Bikes

Cycles Manivelle, the engineers blending creativity with craft

Building with conviction.

Words: Tom Owen | Photos: John Watson

Cycles Manivelle was founded in Strasbourg by two French engineers, Thomas Kieber and Silvin Kutsch, with a focus on strong traditional craftsmanship imbued with their own creative sensibilities. The duo are united in a shared love for cycle-touring, and putting their professional backgrounds to use in pursuit of frame building made complete sense. 

 

On the Cycles Manivelle website, the pair describe their own convictions as frequently being in opposition to those of the wider cycling industry – and through the products Manivelle makes (full custom bike builds but also racks and accessories) they express their vision for what cycling can and should be. 

 

Amid the excitement of Bespoked 2025, Silvin was good enough to answer some questions from Brooks about the company’s ethos, its goals, its frustrations and the moments that feel like “a big smile within the soul.”

Why Bespoked?

 

Because the frame building scene we follow all year on our smartphones is in the building! We love to chat more casually with our frame building mates, feeling the real substance of this sweet community is great. And Bespoked is a good deadline to push us bringing new projects to life!

 

What’s the first frame you ever built and where is it today?

 

The first frame we built was done in our former engineering school. We made it out of junk rectangular tubes, a MIG welder, no jig. But with CNC and laser-cut parts already. He is hanging in the workshop like a proud and dusty statue 🙂

Why bikes? And more importantly, why frame building?

 

We’ve started with bikes due to a common reason; we were two cyclo-tourists and our engineering background was giving us tools to go in that direction. We’re staying with frame building because it became so important to live this dialogue between designing and making in the same space, developing and living a concrete knowledge. I’m practicing frame building in a responsive way, whether it is the relationship with the customers or the requirements of the job.

 

When you’re designing a frame, are you thinking as an engineer, designer, or artist?

 

I hope I manage to be an engineer, a designer and a craftsman in one brain when I’m designing a frame. Engineering is more ad hoc, when thinking about new CNC dropouts, a special frame in need of simulation, or when explaining to customer what steel is about more deeply.

 

Then, for me the real challenge is to find ideas in each project that unlock fun new challenges for my craft, and to deliver bikes that have been made with empathy for the personality and the needs of the customer (which is more about design).

 

What’s a moment you nearly gave up on a project?

 

When Caddie, former manufacturer of our basket, closed its doors last year. It was a heartbreaker losing important professional relationships with kind humans, and seeing the French industrial landscape collapsing down so quickly. It was hard to get back in the saddle (a Brooks, of course), finding a new partner and a new approach.

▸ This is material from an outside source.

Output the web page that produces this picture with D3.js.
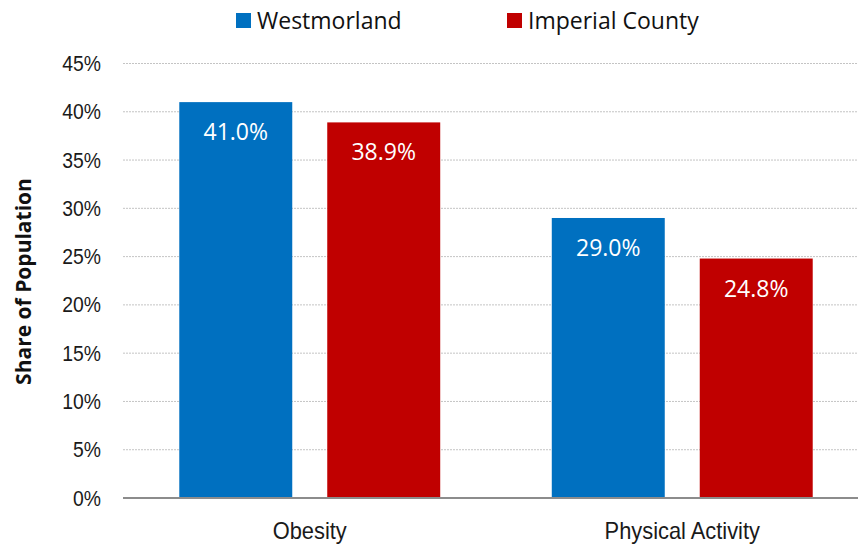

Whose Instagram/TikTok do you follow that feeds inspiration?

 

I try to look at other fields than the bike world. For example, I love looking at photographer Thibaut Grevet’s work or at production of people from Zaventem Ateliers. But I’m not too much on socials. Spending more time to upload content than consume it. I hope it’s not too much the definition of a spammer!

 

What does it feel like seeing your bikes being ridden in the wild?

 

It feels like a big smile in the entire soul! It’s a grounding feeling, and it reaches the stars when the person riding the bike is a close one. I think the trust put in my hands touches me a lot, it gives me adrenaline that turn into high happiness after delivery.

 

If we catch you here again next year, what do you hope you’ll be showing?

 

We will be working hard on the textile field in the upcoming year. We hope to present exciting projects in that category next year! And of course, a custom bike carrying the evolution of our frame building work, years after years 🙂

 

Finally, tell us about the bike you brought to Bespoked.

 

This is the Manivelle N°65. We do 10 bikes a year, each one being fully custom, from the first drawing to the final touches. The N°65 has been made for Quentin, who was looking for a solid touring bike for an upcoming European tour, that would also become his regular commuter bike.

 

He loves taking care of his bikes, and was also avid to go for a build that is consistent, maintenance-free, with modern solution as the internal gearbox, yet easy to understand from an outside perspective. We work for example on a contrast between drive side and left side. The drive side is minimal without any cable showing, the non-drive side is the ‘backstage’ with all the cables going external.

 

The lines of the bike have their origins in the bike we did for Concours de Machine 2021, with the seat stays extending their paths to the front of the frame. Apart from aesthetic, this will give some extra torsional rigidity when the bike will be fully loaded on the front and on the back.

 

Racks were also a major point on the project, and the Manivelle N°65 will be delivered with this full randonneur front rack (removable lowriders) and two rear racks: a minimalist one that is visible on these photos (for drybag and bottle cages on the side), and a solid rack for rear panniers.

 

Finally, a cool little detail that the photos do not show: the bike can be built around a classic 1x transmission, with a custom BSA adaptor and inserts on the right chain stay ready to get cable guide. Just in case.